A keynote speaker and five panelists, from different fields and backgrounds, discussed the ethical questions surrounding society’s use of technology and agreed it needs to be used to improve lives, not damage them at the inauguration symposium on Sept. 28.
The symposium titled “Which Values Will Endure in a Digital World?” was part of the weekend-long celebrations of Bethami Dobkin, PhD inauguration as Westminster College’s 19th president.
Panelists Nicole Bedera (‘14), Ray Bradford (‘07), The Right Reverend Scott B. Hayashi, Kristine Edde Johnson and Nate Walkingshaw and keynote speaker Amy Loomis, PhD addressed what role higher education has in not only preparing students to live and work in digital environments but also to critically understand and align those environments with a commitment to human dignity and equity.
The symposium began with the panel discussion moderated by Assistant Professor of communication Erin Coleman followed by the keynote address from Loomis.
Participants answered questions regarding the work they do in their fields, and how that work is building empathy and connection in the digital world.
Sense of Purpose
Each of the panelists discussed what their sense of purpose was in their work. Although the purpose for each individual’s line of work varied, one thing they all said was that they cared for their audience and how their work influences that audience.

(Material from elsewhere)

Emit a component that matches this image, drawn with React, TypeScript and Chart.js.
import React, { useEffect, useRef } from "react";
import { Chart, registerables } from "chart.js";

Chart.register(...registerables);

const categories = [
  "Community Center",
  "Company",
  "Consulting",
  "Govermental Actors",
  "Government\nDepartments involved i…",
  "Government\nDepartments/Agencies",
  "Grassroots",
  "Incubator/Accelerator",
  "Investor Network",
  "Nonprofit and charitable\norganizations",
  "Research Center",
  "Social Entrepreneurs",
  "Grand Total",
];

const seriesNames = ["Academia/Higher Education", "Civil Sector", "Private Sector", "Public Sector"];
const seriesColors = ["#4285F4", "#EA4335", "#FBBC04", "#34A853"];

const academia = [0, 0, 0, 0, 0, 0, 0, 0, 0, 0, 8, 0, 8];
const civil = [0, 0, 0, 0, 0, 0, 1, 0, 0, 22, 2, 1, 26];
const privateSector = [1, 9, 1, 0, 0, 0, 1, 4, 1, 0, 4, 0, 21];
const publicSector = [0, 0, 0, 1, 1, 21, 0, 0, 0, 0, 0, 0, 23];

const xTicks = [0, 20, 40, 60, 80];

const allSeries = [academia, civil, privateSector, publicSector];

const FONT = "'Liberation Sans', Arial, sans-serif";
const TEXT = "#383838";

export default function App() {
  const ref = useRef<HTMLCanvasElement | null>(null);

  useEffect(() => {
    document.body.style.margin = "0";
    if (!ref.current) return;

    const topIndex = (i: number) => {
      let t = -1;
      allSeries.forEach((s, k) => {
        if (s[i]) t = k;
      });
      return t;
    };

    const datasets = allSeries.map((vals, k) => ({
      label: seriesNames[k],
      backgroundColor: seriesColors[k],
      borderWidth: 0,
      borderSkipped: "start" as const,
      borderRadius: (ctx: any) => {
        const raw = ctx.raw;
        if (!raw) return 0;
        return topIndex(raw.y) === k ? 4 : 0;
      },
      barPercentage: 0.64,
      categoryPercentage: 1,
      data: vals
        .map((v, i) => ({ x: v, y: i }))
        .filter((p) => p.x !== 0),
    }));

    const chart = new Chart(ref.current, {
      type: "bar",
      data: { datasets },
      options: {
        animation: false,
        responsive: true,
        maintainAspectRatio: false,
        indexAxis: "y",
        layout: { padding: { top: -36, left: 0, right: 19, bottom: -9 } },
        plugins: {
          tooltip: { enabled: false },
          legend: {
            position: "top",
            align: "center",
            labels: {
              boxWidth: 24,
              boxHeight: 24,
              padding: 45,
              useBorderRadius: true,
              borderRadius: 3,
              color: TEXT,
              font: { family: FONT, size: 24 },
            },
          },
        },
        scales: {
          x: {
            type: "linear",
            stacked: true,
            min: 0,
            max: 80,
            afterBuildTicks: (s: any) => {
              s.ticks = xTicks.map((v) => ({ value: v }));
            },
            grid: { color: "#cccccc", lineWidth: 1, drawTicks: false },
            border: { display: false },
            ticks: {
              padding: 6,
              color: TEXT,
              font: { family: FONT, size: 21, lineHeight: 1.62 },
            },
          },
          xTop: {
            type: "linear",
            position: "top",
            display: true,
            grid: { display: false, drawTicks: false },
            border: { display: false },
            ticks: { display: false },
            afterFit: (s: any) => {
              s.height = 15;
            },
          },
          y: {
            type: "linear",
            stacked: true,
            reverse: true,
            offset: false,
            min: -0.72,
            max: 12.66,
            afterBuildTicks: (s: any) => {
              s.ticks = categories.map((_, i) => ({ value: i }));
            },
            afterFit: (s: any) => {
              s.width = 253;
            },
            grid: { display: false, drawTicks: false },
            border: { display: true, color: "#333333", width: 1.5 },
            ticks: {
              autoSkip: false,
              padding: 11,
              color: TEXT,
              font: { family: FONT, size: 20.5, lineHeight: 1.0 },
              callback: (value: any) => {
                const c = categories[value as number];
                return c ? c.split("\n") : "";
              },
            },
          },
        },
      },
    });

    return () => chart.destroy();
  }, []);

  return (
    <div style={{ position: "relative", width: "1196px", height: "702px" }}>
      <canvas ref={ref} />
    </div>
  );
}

“My sense of purpose comes from taking the technology, whether it’s very complicated, high-end technology or something much more easy to grasp, and to translate that to my audience,” said Kristine Edde Johnson, a lawyer that concentrates on intellectual property litigation, particularly trade secret litigation and patent infringement. “I have to find ways to convey my case in an understandable form that different types of people [in the courtroom] can understand.”
Nate Walkingshaw, the chief experience officer at Pluralsight Inc., also said the use of technology was a main area of focus of his work as he oversees the company’s engineering, content and author teams.
“My purpose is human-centered design,” Walkingshaw said. “Trying to build and teach teams how to build and empathize moral and ethical products that reach millions of people.”
Dignity, Equity and Resilience
The panel concluded with the panelists reflecting on their commitment to ethical and moral decision making in their field.
Assistant Professor Coleman asked the group, “What values do you see as being threatened in this risked society that compromise your dignity and equity and how do you maintain or create resilience?”
Nicole Bedera, a PhD candidate in sociology at the University of Michigan and graduate of Westminster’s Honors college, said she’s developed resilience to match the obstacles she’s had to face.
“When I’m thinking about the things that threaten our ability to be resilient about the risks we’re facing, I want to destroy those things,” said Bedera, who studies sexual violence. “Those things force us to be resilient, especially as we are facing challenges that we don’t have as much individual control over.”
CXO Pluralsight Inc. Nate Walkingshaw said the way people consume information in the digital world makes it difficult to make good decisions.
“What’s at risk is our agency,” said Nate Walkingshaw, CXO Pluralsight Inc. “Our ability to choose right from wrong is at stake because of the science and engineering behind these curated feeds that are giving us streams of information that take away our ability to make clear decisions.”
Amy Loomis, the founder of Loomis Digital Learning and co-founder of IBM Think Academy,
Loomis focused on the large role technology plays in everyday lives and addressed the question of how higher education and the liberal arts play a critical role in defining the social, moral and intellectual foundations of digital leadership.
“Digital technology is transforming our day to day lives, the way we work, the way we communicate,” Loomis said. “We need to move away from thinking that higher education today is still being used like our parents and grandparents educations were.”
In Loomis’ speech, she said 89 percent of the population in the United States is regularly accessing the internet and that it has completely redefined what classrooms look like today.
She said we are in an era of constant learning, and as technology integrates even more into our ways of living and working, there needs to be more awareness of human moral and the social complexities of life.
One audience member Miriam Miller, a sophomore neuroscience major, attended the symposium and said she didn’t expect how the symposium ended up being.
“I was expecting to hear a conversation about how we use media in education, but I enjoyed the content more than I imagined because it was geared towards how we create media and digital platforms that serve the community from a moral and ethical basis,” Miller said.
Each individual who spoke at the symposium agreed that the work and the data that comes from each line of work needs to be used to improve the lives of our society, not to damage them.
“Data in the digital age needs to be used to enrich communities, enrich designs, enrich experiences,” said Ray Bradford, founder and CEO of Spruce Health. “Data should not be used to prey on users as a form of power.”